Eye For Film >> Movies >> Live To Remember (2008) Film Review
Live To Remember
Reviewed by: Amber Wilkinson
Based on a short story by Valentin Rasputin, Live To Remember is the sort of thing the BBC would have made if they had only had the idea first – although its similarities to a good tea-time television drama should not condemn it.
Set in a rural Russian village, in 1944, Nastya (Daria Moroz) works on the homefront chopping down trees for the war effort in between her subsistence farming, like all the other young women in the village. In the few moments they aren’t hard at work, they dream of the day when the war will end and their boys will come home for good – even those who have already received death notices.
One night, out of the blue, Nastya gets the shock of her life when hubby Andrei (Mikhail Evlanov) turns up out of nowhere, having deserted the army, and asks for her help in less than loving fashion: “If you tell anyone. I’ll kill you.”
His secret is kept, amid a string of additional threats but, as Nastya visits his hideaway, a bond grows between them. But with the war coming to an end, an unexpected surprise for them both and the rest of the village soldiers due home any time its clear their happiness is at risk.
Director Alexander Proshkin sees contrast as crucial. The difference between the harsh winter landscape, epitomised by the crunch of snow under foot, and the outbreaks of village warmth as the community comes together in celebration or mourning. The indifference of the state to all but transgression compared to neighbours interested in every detail. He uses his camera well to emphasise these elements, setting the warmth of fires against the backdrop of snow; the fragility of a calf, against the harshness of winter. He is less successful, however, in terms of staging, with some scenes feeling overly theatrical.
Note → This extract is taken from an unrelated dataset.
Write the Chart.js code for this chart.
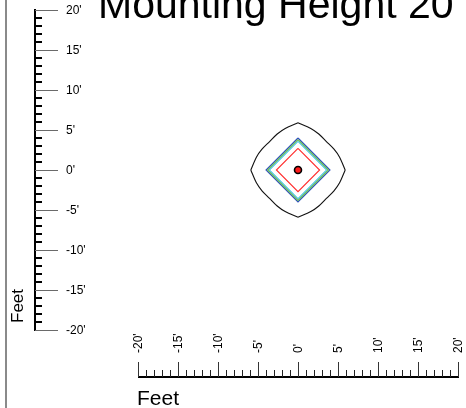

Moroz and Evlanov work well together but as time passes the emotional shifts of the story crash into them like a tidal wave. What begins as a gradual thaw between their characters is vaporised under the intense heat of some clumsy scripting, although it may be that some of the subtitling fails to pass on the nuance. Still, if you like your Dickens dark, your Hardy harsh or your Bronte brutal, you’ll definitely warm to this.